È loro il satellite Micius, che per la prima volta ha distribuito stati di fotoni entangled, e Jian-Wei Pan aveva diretto quel lavoro. Oggi sono attivi anche sui superconduttori, sono estremamente forti in ottica quantistica, hanno stabilito un centro di ricerca molto ambizioso, hanno costruito una rete quantistica da Shangai a Pechino che permette la distribuzione quantistica di chiavi crittografiche. E abbiamo visto in diverse occasioni che spesso hanno la capacità di stupire. Ci sono grandi investimenti statali ma ci sono anche forti interessi privati, come quelli del gruppo Ali Baba. Insomma c’è una forte spinta”.

Ma il resto del mondo non sta certo a guardare. Nel 2018 gli Stati Uniti approvavano il Quantum Initiative Act allocando 1,2 miliardi di dollari per il settore, un’iniziativa analoga a quella inaugurata lo stesso anno in Europa, la Quantum Flagship, che ha destinato almeno 1 miliardo di euro in 10 anni. Già nel 2014 invece si era mosso il Regno Unito con il suo National Quantum Technology Programme da 1 miliardo di sterline. Programmi nazionali dello stesso tipo stanno venendo finanziati anche in Russia, in Germania e persino in Italia, che oltre ad essere presente nella Quantum Flagship europea ha deciso di inserire nel prossimo Programma Nazionale di Ricerca l’ambito delle tecnologie quantistiche, che comprende non solo il calcolo, ma anche la comunicazione, la simulazione e la sensoristica.

“Questo è un ambito in cui l’Italia ha grandi competenze non solo in diverse università e centri di ricerca, ma anche in ambiti di ricerca che ben si combinano con le tecnologie quantistiche. Cnr, Asi, Infn sono diverse realtà che se messe a sistema possono formire contributi significativi. Per quanto riguarda il Quantum Computing, i finanziamenti messi a disposizione sono davvero cospicui in alcune piattaforme a livello internazionale. L’Italia per dare il proprio contributo deve lavorare con un sistema complessivamente integrato, considerando i finanziamenti a livello globale”, auspica Fabio Sciarrino, che un finanziamento molto importante lo ha vinto proprio ad agosto 2020.

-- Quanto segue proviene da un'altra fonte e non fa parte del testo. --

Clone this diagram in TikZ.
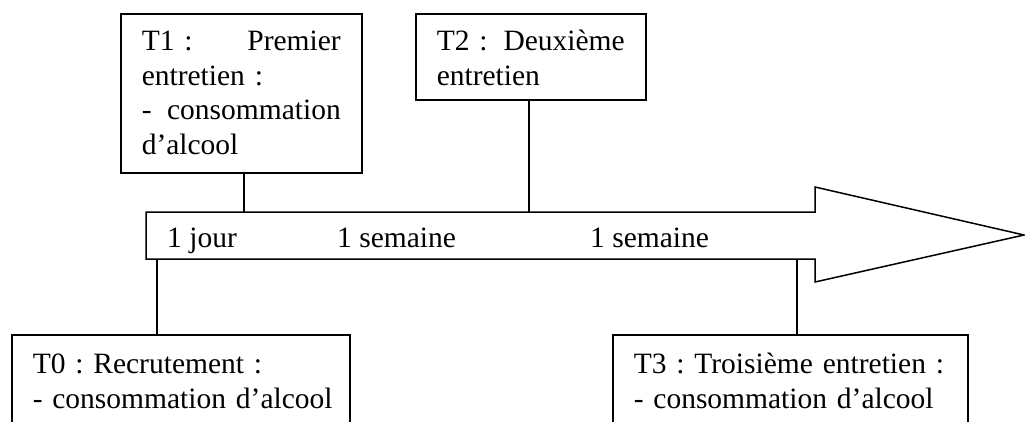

“Il nome del mio progetto ERC è molto simile al titolo dell’articolo dei cinesi, “Quantum advantage via non-linear boson sampling”.

“Il nostro obiettivo è dimostrare il vantaggio quantistico sempre utilizzando i fotoni, ma con un approccio più semplice, che richieda meno risorse, un po’ più sofisticato, ma che consenta di raggiungere questo regime senza un approccio di forza bruta”. E la fotonica integrata permette di rendere l’apparato programmabile, cosa che per ora non sembra valere per il sistema cinese. “Questo è il pilastro del progetto, la fase successiva è utilizzare questo dispositivo per diverse applicazioni. Il nostro sistema è molto simile a quello cinese, ma utilizziamo un’altra variante di boson sampling, con altre proprietà. Chiaramente lavoriamo in un contesto molto competitivo, ora stiamo completando l’analisi teorica e stiamo allestendo i nuovi laboratori”.